**What to do:** Can you output the material exactly as written, minus any pictures it holds?

——————————

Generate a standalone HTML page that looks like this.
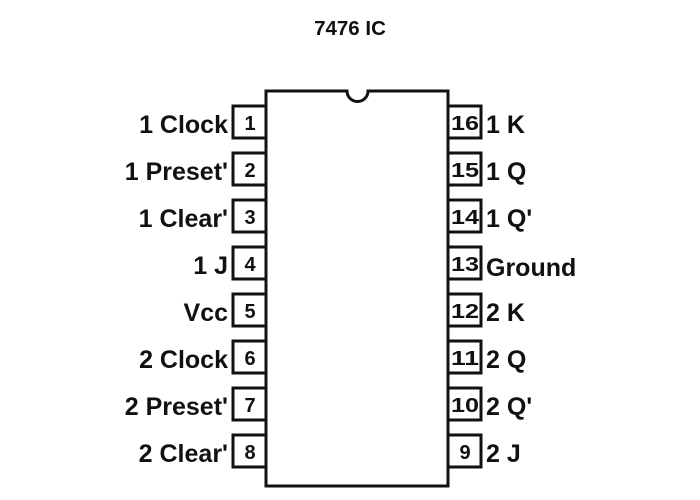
<!DOCTYPE html>
<html><head><meta charset="utf-8"><style>
html,body{margin:0;padding:0;background:#fff}
svg{display:block}
text{font-family:"Liberation Sans",sans-serif;font-weight:bold;fill:#111}
</style></head><body>
<svg width="700" height="500" viewBox="0 0 700 500">
<text x="350" y="35" font-size="20.5" text-anchor="middle">7476 IC</text>
<path d="M266 91 H347 A10.5 10.5 0 0 0 368 91 H448 V486 H266 Z" fill="#fff" stroke="#111" stroke-width="3"/>
<g fill="#fff" stroke="#111" stroke-width="3">
<rect x="233" y="106" width="33" height="32"/>
<rect x="233" y="153" width="33" height="32"/>
<rect x="233" y="200" width="33" height="32"/>
<rect x="233" y="247" width="33" height="32"/>
<rect x="233" y="294" width="33" height="32"/>
<rect x="233" y="341" width="33" height="32"/>
<rect x="233" y="388" width="33" height="32"/>
<rect x="233" y="435" width="33" height="32"/>
<rect x="448" y="106" width="33" height="32"/>
<rect x="448" y="153" width="33" height="32"/>
<rect x="448" y="200" width="33" height="32"/>
<rect x="448" y="247" width="33" height="32"/>
<rect x="448" y="294" width="33" height="32"/>
<rect x="448" y="341" width="33" height="32"/>
<rect x="448" y="388" width="33" height="32"/>
<rect x="448" y="435" width="33" height="32"/>
</g>
<g font-size="20" text-anchor="middle">
<text x="250" y="130">1</text><text x="250" y="177">2</text><text x="250" y="224">3</text><text x="250" y="271">4</text>
<text x="250" y="318">5</text><text x="250" y="365">6</text><text x="250" y="412">7</text><text x="250" y="459">8</text>
<text x="465" y="130" textLength="28" lengthAdjust="spacingAndGlyphs">16</text><text x="465" y="177" textLength="28" lengthAdjust="spacingAndGlyphs">15</text>
<text x="465" y="224" textLength="28" lengthAdjust="spacingAndGlyphs">14</text><text x="465" y="271" textLength="28" lengthAdjust="spacingAndGlyphs">13</text>
<text x="465" y="318" textLength="28" lengthAdjust="spacingAndGlyphs">12</text><text x="465" y="365" textLength="28" lengthAdjust="spacingAndGlyphs">11</text>
<text x="465" y="412" textLength="28" lengthAdjust="spacingAndGlyphs">10</text><text x="465" y="459">9</text>
</g>
<g font-size="25" text-anchor="end">
<text x="228" y="133">1 Clock</text><text x="228" y="180">1 Preset'</text><text x="228" y="227">1 Clear'</text><text x="228" y="274">1 J</text>
<text x="228" y="321">Vcc</text><text x="228" y="368">2 Clock</text><text x="228" y="415">2 Preset'</text><text x="228" y="462">2 Clear'</text>
</g>
<g font-size="25">
<text x="486" y="133">1 K</text><text x="486" y="180">1 Q</text><text x="486" y="227">1 Q'</text><text x="486" y="276">Ground</text>
<text x="486" y="321">2 K</text><text x="486" y="368">2 Q</text><text x="486" y="415">2 Q'</text><text x="486" y="462">2 J</text>
</g>
</svg>
</body></html>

——————————

**Correct response:**
Generate a standalone HTML page that looks like this.
<!DOCTYPE html>
<html><head><meta charset="utf-8"><style>
html,body{margin:0;padding:0;background:#fff}
svg{display:block}
text{font-family:"Liberation Sans",sans-serif;font-weight:bold;fill:#111}
</style></head><body>
<svg width="700" height="500" viewBox="0 0 700 500">
<text x="350" y="35" font-size="20.5" text-anchor="middle">7476 IC</text>
<path d="M266 91 H347 A10.5 10.5 0 0 0 368 91 H448 V486 H266 Z" fill="#fff" stroke="#111" stroke-width="3"/>
<g fill="#fff" stroke="#111" stroke-width="3">
<rect x="233" y="106" width="33" height="32"/>
<rect x="233" y="153" width="33" height="32"/>
<rect x="233" y="200" width="33" height="32"/>
<rect x="233" y="247" width="33" height="32"/>
<rect x="233" y="294" width="33" height="32"/>
<rect x="233" y="341" width="33" height="32"/>
<rect x="233" y="388" width="33" height="32"/>
<rect x="233" y="435" width="33" height="32"/>
<rect x="448" y="106" width="33" height="32"/>
<rect x="448" y="153" width="33" height="32"/>
<rect x="448" y="200" width="33" height="32"/>
<rect x="448" y="247" width="33" height="32"/>
<rect x="448" y="294" width="33" height="32"/>
<rect x="448" y="341" width="33" height="32"/>
<rect x="448" y="388" width="33" height="32"/>
<rect x="448" y="435" width="33" height="32"/>
</g>
<g font-size="20" text-anchor="middle">
<text x="250" y="130">1</text><text x="250" y="177">2</text><text x="250" y="224">3</text><text x="250" y="271">4</text>
<text x="250" y="318">5</text><text x="250" y="365">6</text><text x="250" y="412">7</text><text x="250" y="459">8</text>
<text x="465" y="130" textLength="28" lengthAdjust="spacingAndGlyphs">16</text><text x="465" y="177" textLength="28" lengthAdjust="spacingAndGlyphs">15</text>
<text x="465" y="224" textLength="28" lengthAdjust="spacingAndGlyphs">14</text><text x="465" y="271" textLength="28" lengthAdjust="spacingAndGlyphs">13</text>
<text x="465" y="318" textLength="28" lengthAdjust="spacingAndGlyphs">12</text><text x="465" y="365" textLength="28" lengthAdjust="spacingAndGlyphs">11</text>
<text x="465" y="412" textLength="28" lengthAdjust="spacingAndGlyphs">10</text><text x="465" y="459">9</text>
</g>
<g font-size="25" text-anchor="end">
<text x="228" y="133">1 Clock</text><text x="228" y="180">1 Preset'</text><text x="228" y="227">1 Clear'</text><text x="228" y="274">1 J</text>
<text x="228" y="321">Vcc</text><text x="228" y="368">2 Clock</text><text x="228" y="415">2 Preset'</text><text x="228" y="462">2 Clear'</text>
</g>
<g font-size="25">
<text x="486" y="133">1 K</text><text x="486" y="180">1 Q</text><text x="486" y="227">1 Q'</text><text x="486" y="276">Ground</text>
<text x="486" y="321">2 K</text><text x="486" y="368">2 Q</text><text x="486" y="415">2 Q'</text><text x="486" y="462">2 J</text>
</g>
</svg>
</body></html>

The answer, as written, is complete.